DESCRIPTION OF THE TASK: In the listing below, locate the line that contains "Convert this chart to matplotlib code." and the line that contains "plt.rcParams['font.family'] = ['Lato', 'DejaVu". Restate word for word those two lines and every line between them, and nothing else.

DATA FOR THIS TASK:
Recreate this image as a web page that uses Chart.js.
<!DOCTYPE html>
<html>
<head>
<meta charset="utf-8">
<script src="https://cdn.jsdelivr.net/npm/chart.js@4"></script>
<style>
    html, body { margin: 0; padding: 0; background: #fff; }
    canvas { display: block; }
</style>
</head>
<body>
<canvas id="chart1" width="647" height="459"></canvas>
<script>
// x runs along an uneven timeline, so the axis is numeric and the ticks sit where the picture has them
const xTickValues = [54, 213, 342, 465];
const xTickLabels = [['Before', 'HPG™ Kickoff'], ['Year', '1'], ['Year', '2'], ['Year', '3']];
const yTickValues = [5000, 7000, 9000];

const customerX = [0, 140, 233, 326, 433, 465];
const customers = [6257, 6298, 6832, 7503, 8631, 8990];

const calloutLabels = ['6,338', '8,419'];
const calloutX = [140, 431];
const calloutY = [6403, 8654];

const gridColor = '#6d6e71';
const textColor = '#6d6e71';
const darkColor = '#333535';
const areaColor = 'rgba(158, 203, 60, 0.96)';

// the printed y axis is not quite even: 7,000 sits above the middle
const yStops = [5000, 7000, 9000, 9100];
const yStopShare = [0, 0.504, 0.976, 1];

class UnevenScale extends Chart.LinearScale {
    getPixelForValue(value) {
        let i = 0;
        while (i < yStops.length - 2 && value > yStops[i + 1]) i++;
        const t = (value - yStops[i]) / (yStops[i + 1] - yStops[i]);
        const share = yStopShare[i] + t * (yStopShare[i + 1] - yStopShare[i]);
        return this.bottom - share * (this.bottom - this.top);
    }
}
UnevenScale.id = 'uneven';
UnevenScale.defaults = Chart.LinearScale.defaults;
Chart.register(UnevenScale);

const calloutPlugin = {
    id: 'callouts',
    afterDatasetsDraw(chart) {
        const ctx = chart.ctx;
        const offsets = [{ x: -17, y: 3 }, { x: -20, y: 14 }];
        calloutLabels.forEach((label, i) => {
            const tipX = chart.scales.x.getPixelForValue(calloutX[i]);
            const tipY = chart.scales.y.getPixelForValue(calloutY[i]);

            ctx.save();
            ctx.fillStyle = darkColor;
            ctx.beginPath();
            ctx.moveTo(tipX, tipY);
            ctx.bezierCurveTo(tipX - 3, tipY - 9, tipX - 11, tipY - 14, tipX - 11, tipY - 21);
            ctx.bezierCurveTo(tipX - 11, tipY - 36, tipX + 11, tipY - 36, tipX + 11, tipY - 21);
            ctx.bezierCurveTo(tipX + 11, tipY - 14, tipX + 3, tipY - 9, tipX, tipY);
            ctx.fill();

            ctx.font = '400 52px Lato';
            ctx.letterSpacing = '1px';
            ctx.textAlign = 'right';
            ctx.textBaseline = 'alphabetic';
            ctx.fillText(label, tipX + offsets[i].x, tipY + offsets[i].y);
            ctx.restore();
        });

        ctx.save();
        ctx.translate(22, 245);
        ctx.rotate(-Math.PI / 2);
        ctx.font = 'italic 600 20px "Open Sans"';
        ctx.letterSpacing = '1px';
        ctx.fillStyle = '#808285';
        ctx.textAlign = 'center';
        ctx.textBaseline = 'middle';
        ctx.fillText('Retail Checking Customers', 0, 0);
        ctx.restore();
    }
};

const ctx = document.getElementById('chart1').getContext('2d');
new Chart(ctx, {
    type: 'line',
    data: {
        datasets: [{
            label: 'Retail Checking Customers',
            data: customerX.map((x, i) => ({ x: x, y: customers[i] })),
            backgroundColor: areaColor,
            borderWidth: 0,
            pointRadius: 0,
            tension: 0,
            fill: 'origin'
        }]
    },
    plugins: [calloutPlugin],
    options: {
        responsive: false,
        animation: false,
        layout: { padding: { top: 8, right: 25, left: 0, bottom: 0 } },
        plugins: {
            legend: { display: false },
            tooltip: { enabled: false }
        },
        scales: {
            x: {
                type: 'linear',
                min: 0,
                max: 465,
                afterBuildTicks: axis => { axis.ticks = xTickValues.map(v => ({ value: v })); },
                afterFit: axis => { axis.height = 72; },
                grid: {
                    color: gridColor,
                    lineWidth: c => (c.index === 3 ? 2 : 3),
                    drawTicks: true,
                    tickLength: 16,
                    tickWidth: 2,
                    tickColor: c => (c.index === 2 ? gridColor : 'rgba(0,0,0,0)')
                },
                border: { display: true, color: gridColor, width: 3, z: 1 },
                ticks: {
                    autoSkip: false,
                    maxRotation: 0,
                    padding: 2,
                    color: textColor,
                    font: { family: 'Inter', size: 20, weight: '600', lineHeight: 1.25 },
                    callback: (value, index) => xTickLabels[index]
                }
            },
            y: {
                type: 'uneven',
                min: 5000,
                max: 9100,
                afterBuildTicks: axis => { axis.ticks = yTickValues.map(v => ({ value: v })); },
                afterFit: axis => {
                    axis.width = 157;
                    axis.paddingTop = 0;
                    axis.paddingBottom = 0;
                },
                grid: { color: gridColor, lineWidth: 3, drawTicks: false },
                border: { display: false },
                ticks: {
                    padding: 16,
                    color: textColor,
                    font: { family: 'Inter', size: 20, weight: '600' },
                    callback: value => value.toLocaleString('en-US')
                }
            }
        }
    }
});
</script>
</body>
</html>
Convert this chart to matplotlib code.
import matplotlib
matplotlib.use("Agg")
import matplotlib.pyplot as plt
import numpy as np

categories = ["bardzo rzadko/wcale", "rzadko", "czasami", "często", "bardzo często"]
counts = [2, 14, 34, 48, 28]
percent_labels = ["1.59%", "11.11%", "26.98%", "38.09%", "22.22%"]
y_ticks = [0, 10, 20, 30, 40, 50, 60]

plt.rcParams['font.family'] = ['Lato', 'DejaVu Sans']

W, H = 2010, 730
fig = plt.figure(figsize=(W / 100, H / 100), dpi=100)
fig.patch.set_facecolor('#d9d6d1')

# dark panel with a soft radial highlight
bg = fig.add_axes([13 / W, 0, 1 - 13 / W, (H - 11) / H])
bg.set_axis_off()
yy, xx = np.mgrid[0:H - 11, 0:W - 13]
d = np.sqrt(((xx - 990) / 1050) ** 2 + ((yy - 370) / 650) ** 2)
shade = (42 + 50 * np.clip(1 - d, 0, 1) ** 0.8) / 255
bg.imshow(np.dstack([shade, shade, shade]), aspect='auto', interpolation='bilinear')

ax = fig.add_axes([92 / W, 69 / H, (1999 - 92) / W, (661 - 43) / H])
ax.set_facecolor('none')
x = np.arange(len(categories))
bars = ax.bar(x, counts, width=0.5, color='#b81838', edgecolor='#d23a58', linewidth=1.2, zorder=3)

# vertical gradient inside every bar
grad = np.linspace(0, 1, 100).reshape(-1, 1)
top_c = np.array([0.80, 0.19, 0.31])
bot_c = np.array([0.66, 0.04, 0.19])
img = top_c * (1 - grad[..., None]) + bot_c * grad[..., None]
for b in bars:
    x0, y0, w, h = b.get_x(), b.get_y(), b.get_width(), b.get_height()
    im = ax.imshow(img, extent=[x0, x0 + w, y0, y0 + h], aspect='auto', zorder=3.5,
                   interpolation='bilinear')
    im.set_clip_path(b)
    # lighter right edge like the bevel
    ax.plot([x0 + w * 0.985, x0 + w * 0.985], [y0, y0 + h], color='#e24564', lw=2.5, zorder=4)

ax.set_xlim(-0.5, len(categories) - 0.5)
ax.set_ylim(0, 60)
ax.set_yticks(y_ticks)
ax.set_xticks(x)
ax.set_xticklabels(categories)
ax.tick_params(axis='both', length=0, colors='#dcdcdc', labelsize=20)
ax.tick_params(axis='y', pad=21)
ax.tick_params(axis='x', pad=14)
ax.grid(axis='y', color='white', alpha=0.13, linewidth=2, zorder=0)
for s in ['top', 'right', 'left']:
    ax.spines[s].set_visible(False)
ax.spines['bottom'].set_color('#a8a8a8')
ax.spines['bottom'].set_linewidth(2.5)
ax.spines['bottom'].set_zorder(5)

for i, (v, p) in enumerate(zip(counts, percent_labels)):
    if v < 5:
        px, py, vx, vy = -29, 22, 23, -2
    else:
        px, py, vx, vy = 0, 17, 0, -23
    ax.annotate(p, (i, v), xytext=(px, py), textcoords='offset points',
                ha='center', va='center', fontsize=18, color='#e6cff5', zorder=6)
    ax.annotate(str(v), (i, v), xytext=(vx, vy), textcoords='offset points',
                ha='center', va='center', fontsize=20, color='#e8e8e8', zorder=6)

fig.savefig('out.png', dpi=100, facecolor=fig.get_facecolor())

OUTPUT OF THE EXERCISE:
Convert this chart to matplotlib code.
import matplotlib
matplotlib.use("Agg")
import matplotlib.pyplot as plt
import numpy as np

categories = ["bardzo rzadko/wcale", "rzadko", "czasami", "często", "bardzo często"]
counts = [2, 14, 34, 48, 28]
percent_labels = ["1.59%", "11.11%", "26.98%", "38.09%", "22.22%"]
y_ticks = [0, 10, 20, 30, 40, 50, 60]

plt.rcParams['font.family'] = ['Lato', 'DejaVu Sans']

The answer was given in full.